While Frank Scepaniak loved hunting, it’s not something either of his sons took to, and he was OK with that.

Scepaniak said he hung up his hunter’s hat about 30 years ago, but that doesn’t mean he doesn’t enjoy the memories.

A love of hunting was something that he shared with Aberdeen businessman Fred Hatterscheidt. The friends bonded over the pastime.

The friendship led Scepaniak to take that trip polar bear hunting in 1969, he said.

“Hatterscheidt wanted to hunt polar bear, and we were real close friends,” Scepaniak said. “We hunted together all over the country.”

The polar bear is now on display in the Hatterscheidt Wildlife Gallery at the Dacotah Prairie Museum.

“They continue to be, after all this time, one of the most popular exhibits with kids,” said Sue Gates, director of the museum.

The animals aren’t just a tool to teach about wildlife, Gates said. Museum staff uses them to teach about a different time in hunting.

“At the time that he was doing it, there were no restrictions on any of these things,” Gates said.

Hatterscheidt and Scepaniak were based in Alaska on the trip, but flew on a plane into Siberia, not far from the North Pole, Scepaniak said. It was 72 below zero when shot the bear, he said.

“Hatterscheidt couldn’t go because he was too old.
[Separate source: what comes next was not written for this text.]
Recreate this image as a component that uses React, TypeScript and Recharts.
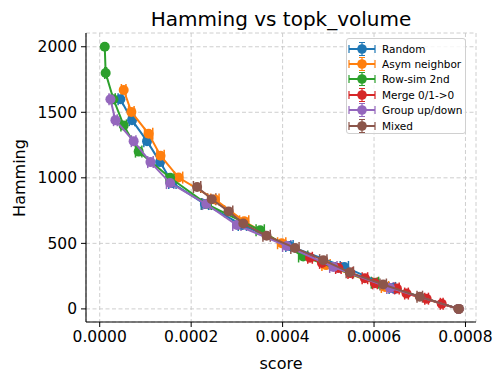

They wouldn’t allow him to hunt a bear like that,” Scepaniak said.

The task was left to Scepaniak, who loaded onto a plane in early April 1969. After a brief encounter with a Soviet plane, he said he was able to find the tracks of a bear, land the plane and go in for the kill.

“He weighed 1,000 pounds, and he was running in snow about that deep and he was just coming - I was lunch,” he said.

While the trip was to hunt polar bears, Scepaniak said he wasn’t quite expecting a fight for his life.

The bear was taken to a taxidermist in Washington state after being skinned in Alaska, Scepaniak said. It then made its way to an Aberdeen bank before finding its home at the Dacotah Prairie Museum.

“That was 1969, that was the end of hunting polar bears,” he said.